During their retreat, the Confederates were subjected to a volley of rifle fire from Company B of the 20th Maine, commanded by Morrill, and a few of the 2nd U.S. Sharpshooters, who had been placed by Chamberlain behind a stone wall 150 yards to the east, hoping to guard against an envelopment. This group, who had been hidden from sight, caused considerable confusion in the Confederate ranks.

Of Little Round Top, Brig. Gen. Oates said,

His [Col. Chamberlain's] skill and persistency and the great bravery of his men saved Little Round Top and the Army of the Potomac from defeat.

[If one more Confederate regiment had stormed the far left of the Army of the Potomac with the 15th Alabama,] "... we would have completely turned the flank and have won Little Round Top, which would have forced Meade's whole left wing to retire." Oates concluded that "great events sometimes turn on comparatively small affairs."

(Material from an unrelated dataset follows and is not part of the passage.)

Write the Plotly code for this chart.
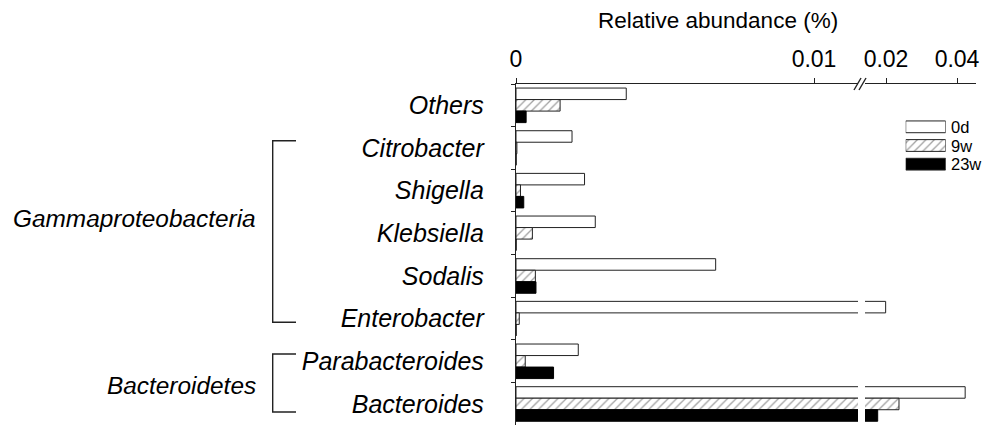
import plotly.graph_objects as go

# ---------------- data ----------------
genera = ["Others", "Citrobacter", "Shigella", "Klebsiella", "Sodalis",
          "Enterobacter", "Parabacteroides", "Bacteroides"]
series_names = ["0d", "9w", "23w"]
vals_0d = [0.0037, 0.00188, 0.0023, 0.00266, 0.0067, 0.0199, 0.00209, 0.0423]
vals_9w = [0.00148, 0.00003, 0.00015, 0.00055, 0.00065, 0.00011, 0.00031, 0.02366]
vals_23w = [0.00034, 0.0, 0.00026, 0.0, 0.00067, 0.0, 0.00126, 0.01766]
seg1_ticks = [0, 0.01]
seg1_ticktext = ["0", "0.01"]
seg2_ticks = [0.02, 0.04]
seg2_ticktext = ["0.02", "0.04"]
group_labels = ["Gammaproteobacteria", "Bacteroidetes"]
x_title = "Relative abundance (%)"

W, H = 989, 428
FONT = "Liberation Sans, Arial, sans-serif"
LINE = "#222222"


def px(x):
    return x / W


def py(y):
    return 1 - y / H


styles = {
    "0d": dict(color="white", line=dict(color=LINE, width=1)),
    "9w": dict(color="white", line=dict(color=LINE, width=1),
               pattern=dict(shape="/", fgcolor="#444444", bgcolor="white",
                            size=6, solidity=0.22)),
    "23w": dict(color="black", line=dict(color="black", width=1)),
}
series_vals = {"0d": vals_0d, "9w": vals_9w, "23w": vals_23w}

fig = go.Figure()
for xa in ["x", "x2"]:
    for name in series_names:
        fig.add_trace(go.Bar(
            y=genera, x=series_vals[name], orientation="h", name=name,
            marker=styles[name], xaxis=xa, yaxis="y", showlegend=False,
            offsetgroup=name, hoverinfo="skip"))

# legend swatches on a small separate subplot
fig.add_trace(go.Bar(
    y=series_names, x=[1, 1, 1], orientation="h", xaxis="x3", yaxis="y3",
    width=0.63, showlegend=False, offsetgroup="leg", hoverinfo="skip",
    marker=dict(color=["white", "white", "black"],
                line=dict(color=LINE, width=1),
                pattern=dict(shape=["", "/", ""], fgcolor="#444444",
                             bgcolor="white", size=6, solidity=0.22))))
for name in series_names:
    fig.add_annotation(x=1, y=name, xref="x3", yref="y3", text=name,
                       showarrow=False, xanchor="left", yanchor="middle",
                       xshift=4, borderpad=0,
                       font=dict(family=FONT, size=16.5, color="black"))

# axis break geometry (pixels)
X0, XBRK1, XBRK2, XEND = 516, 858, 865, 976
YTOP, YBOT = 84, 425.3
u1 = 0.01 / (814 - X0)          # value per pixel, segment 1
u2 = 0.02 / (957 - 886)         # value per pixel, segment 2
seg1_range = [0, (XBRK1 - X0) * u1]
seg2_range = [0.02 - (886 - XBRK2) * u2, 0.02 + (XEND - 886) * u2]

axis_common = dict(showline=True, linecolor=LINE, linewidth=1.4,
                   showgrid=False, zeroline=False, ticks="outside",
                   ticklen=5, tickcolor=LINE, side="top", anchor="y",
                   ticklabelstandoff=2,
                   tickfont=dict(family=FONT, size=23, color="black"),
                   automargin=False, fixedrange=True)

fig.update_layout(
    width=W, height=H,
    margin=dict(l=0, r=0, t=0, b=0),
    paper_bgcolor="white", plot_bgcolor="rgba(0,0,0,0)",
    barmode="group", bargap=0.19, bargroupgap=0,
    font=dict(family=FONT, color="black"),
    xaxis=dict(domain=[px(X0), px(XBRK1)], range=seg1_range,
               tickvals=seg1_ticks, ticktext=seg1_ticktext, **axis_common),
    xaxis2=dict(domain=[px(XBRK2), px(XEND)], range=seg2_range,
                tickvals=seg2_ticks, ticktext=seg2_ticktext, **axis_common),
    yaxis=dict(domain=[py(YBOT), py(YTOP)], anchor="x",
               categoryorder="array", categoryarray=genera,
               range=[7.5, -0.5], showline=True, linecolor=LINE,
               linewidth=1.4, ticks="outside", ticklen=4, tickcolor=LINE,
               tickson="boundaries", showgrid=False, zeroline=False,
               ticklabelstandoff=26, automargin=False, fixedrange=True,
               tickfont=dict(family=FONT, size=25, color="black",
                             style="italic")),
    xaxis3=dict(domain=[px(905.7), px(945.7)], range=[0, 1], visible=False,
                anchor="y3", fixedrange=True),
    yaxis3=dict(domain=[py(173.5), py(117.5)], anchor="x3",
                categoryorder="array", categoryarray=series_names,
                range=[2.5, -0.5], visible=False, fixedrange=True),
)

# axis title
fig.add_annotation(x=px(718), y=py(20), xref="paper", yref="paper",
                   text=x_title, showarrow=False, xanchor="center",
                   yanchor="middle",
                   font=dict(family=FONT, size=22.5, color="black"))

# axis break marks "//"
for dx in (0, 5):
    fig.add_shape(type="line", xref="paper", yref="paper",
                  x0=px(854 + dx), y0=py(90), x1=px(861 + dx), y1=py(78),
                  line=dict(color=LINE, width=1.4))

# phylum brackets and labels
brackets = [(140.7, 322.3, 218, group_labels[0]),
            (354, 412, 385, group_labels[1])]
BX, BX2 = 272.7, 296
for top, bot, mid, label in brackets:
    fig.add_shape(type="path", xref="paper", yref="paper",
                  path=(f"M {px(BX2)} {py(top)} L {px(BX)} {py(top)} "
                        f"L {px(BX)} {py(bot)} L {px(BX2)} {py(bot)}"),
                  line=dict(color=LINE, width=1.4))
    fig.add_annotation(x=px(258), y=py(mid), xref="paper", yref="paper",
                       text=f"<i>{label}</i>", showarrow=False,
                       xanchor="right", yanchor="middle",
                       font=dict(family=FONT, size=24.4, color="black"))

fig.write_html("out.html")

From Colonel Chamberlain's after action report:: "Captain Morrill with his skirmishers (send out from my left flank), with some dozen or fifteen of the U.S. Sharpshooters who had put themselves under his (Morrill's) direction, fell upon the enemy as they were breaking, and by his demonstrations, as well as his well-directed fire, added much to the effect of the [bayonet] charge ... that cleared the front of nearly our entire brigade."

Morrill became a prominent businessman in Pittsfield, Maine after the war.